The bold part is the weird one for me. I've made the following simplifications:
$E\left(\log \frac{P(x_s|h_s)}{P(h_s|x_s)} + \log \frac{P(h_s|x_{s+1})}{P(x_{s+1}|h_s)}\right)$
$= E\left(\log \left(\frac{P(x_s|h_s)}{P(h_s|x_s)} \frac{P(h_s|x_{s+1})}{P(x_{s+1}|h_s)}\right)\right)$
(by applying sums of logarithms property)
$= E\left(\log \frac{P(x_s)}{P(x_{s+1})}\right)$
(by "unconditioning" the probabilities)
$= E\left(\log P(x_s)\right) - E\left(\log P(x_{s+1})\right)$
(by reapplying logarithm's sum property in the opposite way and expectation's linearity)
As $s \rightarrow \infty$ the chain converges:
$E(\log P(x_s)) = E(\log P(x_{s+1}) ) = E(\log P(x))$
and the term inside summation becomes 0. So, isn't it vanishing? Have I done any mistakes in my equations or have I misinterpreted the document?

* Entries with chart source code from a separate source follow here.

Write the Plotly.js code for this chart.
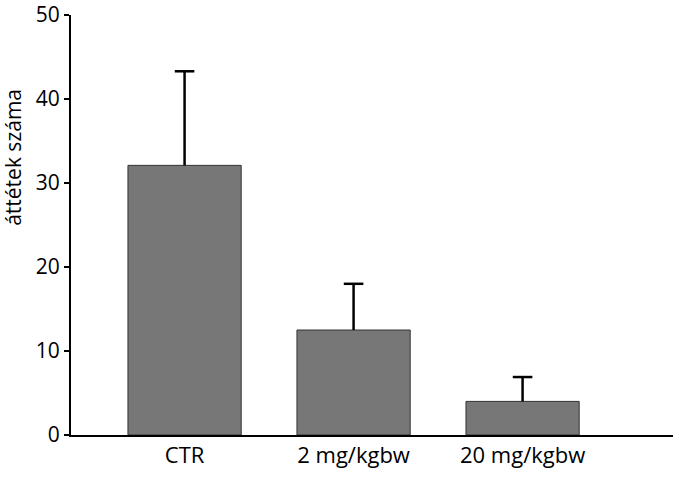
<!DOCTYPE html>
<html>
<head>
<meta charset="utf-8">
<script src="https://cdn.plot.ly/plotly-3.0.1.min.js"></script>
<style>html,body{margin:0;padding:0;background:#fff;}#chart{width:673px;height:477px;}</style>
</head>
<body>
<div id="chart"></div>
<script>
const categories = ["CTR", "2 mg/kgbw", "20 mg/kgbw"];
const means = [32.1, 12.5, 4.0];
const errPlus = [11.2, 5.5, 2.9];
const yTicks = [0, 10, 20, 30, 40, 50];
const yTitle = 'áttétek száma';

const bars = {
  type: 'bar',
  x: categories,
  y: means,
  width: 0.67,
  marker: {color: '#777777', line: {color: '#333333', width: 1}},
  hoverinfo: 'skip'
};

const ex = [], ey = [];
categories.forEach((c, i) => { ex.push(c, c, null); ey.push(means[i], means[i] + errPlus[i], null); });
const whisker = {
  type: 'scatter', mode: 'lines', x: ex, y: ey,
  line: {color: '#000000', width: 2.5}, hoverinfo: 'skip', cliponaxis: false
};
const caps = {
  type: 'scatter', mode: 'markers', x: categories, y: means.map((m, i) => m + errPlus[i]),
  marker: {symbol: 'line-ew', size: 14, line: {color: '#000000', width: 2.5}},
  hoverinfo: 'skip', cliponaxis: false
};

const layout = {
  width: 673, height: 477,
  margin: {l: 71, r: 0, t: 15, b: 42, pad: 0},
  paper_bgcolor: '#ffffff', plot_bgcolor: '#ffffff',
  showlegend: false,
  font: {family: '"Open Sans", sans-serif', color: '#000000', size: 22},
  xaxis: {
    type: 'category',
    range: [-0.672, 2.89],
    showline: true, linecolor: '#000000', linewidth: 2,
    ticks: '', showgrid: false, zeroline: false,
    tickfont: {size: 22}
  },
  yaxis: {
    range: [0, 50],
    tickvals: yTicks,
    ticktext: yTicks.map(String),
    ticklabeloverflow: 'allow',
    showline: true, linecolor: '#000000', linewidth: 2,
    ticks: 'outside', ticklen: 5, tickwidth: 2, tickcolor: '#000000',
    showgrid: false, zeroline: false,
    tickfont: {size: 21}
  },
  annotations: [{
    text: yTitle, textangle: -90, showarrow: false,
    xref: 'paper', yref: 'paper', x: -0.0963, y: 0.66,
    xanchor: 'center', yanchor: 'middle',
    font: {size: 21, color: '#000000'}
  }]
};

Plotly.newPlot('chart', [bars, whisker, caps], layout, {displayModeBar: false, staticPlot: true});
</script>
</body>
</html>
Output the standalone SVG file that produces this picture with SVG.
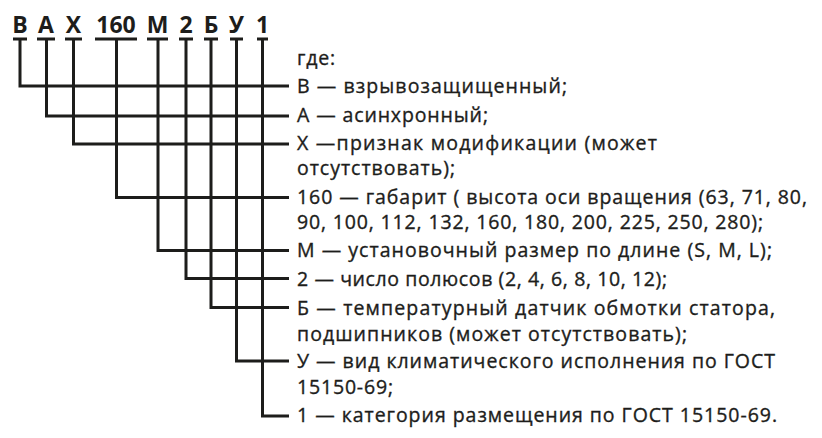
<svg xmlns="http://www.w3.org/2000/svg" width="822" height="438" viewBox="0 0 822 438">
<style>
.hd{font-family:"Open Sans","DejaVu Sans",sans-serif;font-weight:700;font-size:23px;fill:#1d1d1b;text-anchor:middle}
.tx{font-family:"Open Sans","DejaVu Sans",sans-serif;font-weight:500;font-size:19.5px;fill:#1d1d1b;stroke:#1d1d1b;stroke-width:0.35}
.ln{fill:none;stroke:#1d1d1b;stroke-width:3;stroke-linecap:butt;stroke-linejoin:miter}
</style>
<rect width="822" height="438" fill="#ffffff"/>
<g id="code">
<g id="c-B"><text class="hd" x="20" y="33">В</text><line class="ln" x1="13" y1="39" x2="27" y2="39"/></g>
<g id="c-A"><text class="hd" x="46" y="33">А</text><line class="ln" x1="37" y1="39" x2="55" y2="39"/></g>
<g id="c-X"><text class="hd" x="73.5" y="33">Х</text><line class="ln" x1="65" y1="39" x2="82" y2="39"/></g>
<g id="c-160"><text class="hd" x="116" y="33">160</text><line class="ln" x1="95" y1="39" x2="137" y2="39"/></g>
<g id="c-M"><text class="hd" x="157.5" y="33">М</text><line class="ln" x1="147" y1="39" x2="168" y2="39"/></g>
<g id="c-2"><text class="hd" x="186" y="33">2</text><line class="ln" x1="179" y1="39" x2="193" y2="39"/></g>
<g id="c-Be"><text class="hd" x="211" y="33">Б</text><line class="ln" x1="204" y1="39" x2="218" y2="39"/></g>
<g id="c-U"><text class="hd" x="236.5" y="33">У</text><line class="ln" x1="230" y1="39" x2="243" y2="39"/></g>
<g id="c-1"><text class="hd" x="262.5" y="33">1</text><line class="ln" x1="257" y1="39" x2="268" y2="39"/></g>
</g>
<g id="connectors">
<path class="ln" d="M20,39V86H289"/>
<path class="ln" d="M46.5,39V116H289"/>
<path class="ln" d="M73.5,39V144H289"/>
<path class="ln" d="M116.5,39V197.5H289"/>
<path class="ln" d="M158,39V250.5H289"/>
<path class="ln" d="M186,39V278.5H289"/>
<path class="ln" d="M211,39V307.5H289"/>
<path class="ln" d="M236.5,39V361H289"/>
<path class="ln" d="M262.5,39V416H289"/>
</g>
<g id="legend">
<g id="l-title"><text class="tx" x="297" y="65" textLength="38" lengthAdjust="spacing">где:</text></g>
<g id="l-B"><text class="tx" x="297" y="93" textLength="270" lengthAdjust="spacing">В — взрывозащищенный;</text></g>
<g id="l-A"><text class="tx" x="297" y="121.5" textLength="191" lengthAdjust="spacing">А — асинхронный;</text></g>
<g id="l-X"><text class="tx" x="297" y="150" textLength="360" lengthAdjust="spacing">Х —признак модификации (может</text><text class="tx" x="297" y="175" textLength="158" lengthAdjust="spacing">отсутствовать);</text></g>
<g id="l-160"><text class="tx" x="297" y="203.5" textLength="510" lengthAdjust="spacing">160 — габарит ( высота оси вращения (63, 71, 80,</text><text class="tx" x="297" y="229" textLength="466" lengthAdjust="spacing">90, 100, 112, 132, 160, 180, 200, 225, 250, 280);</text></g>
<g id="l-M"><text class="tx" x="297" y="257" textLength="475" lengthAdjust="spacing">М — установочный размер по длине (S, M, L);</text></g>
<g id="l-2"><text class="tx" x="297" y="285.5" textLength="370" lengthAdjust="spacing">2 — число полюсов (2, 4, 6, 8, 10, 12);</text></g>
<g id="l-Be"><text class="tx" x="297" y="315" textLength="478" lengthAdjust="spacing">Б — температурный датчик обмотки статора,</text><text class="tx" x="297" y="341" textLength="390" lengthAdjust="spacing">подшипников (может отсутствовать);</text></g>
<g id="l-U"><text class="tx" x="297" y="368" textLength="478" lengthAdjust="spacing">У — вид климатического исполнения по ГОСТ</text><text class="tx" x="297" y="393.5" textLength="96" lengthAdjust="spacing">15150-69;</text></g>
<g id="l-1"><text class="tx" x="297" y="421.5" textLength="480" lengthAdjust="spacing">1 — категория размещения по ГОСТ 15150-69.</text></g>
</g>
</svg>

Some updates: I think I was misinterpreting the truncation. The objective here would be to approximate $\log P(x_1)$ by an early sample from the Gibbs chain, and this sampling takes the form of the expectation inside the summation. The problem is that the term $E\left(\log P(x_t)\right)$ does not vanish, but I still don't understand why we cannot estimate this term as well by a sample from the chain.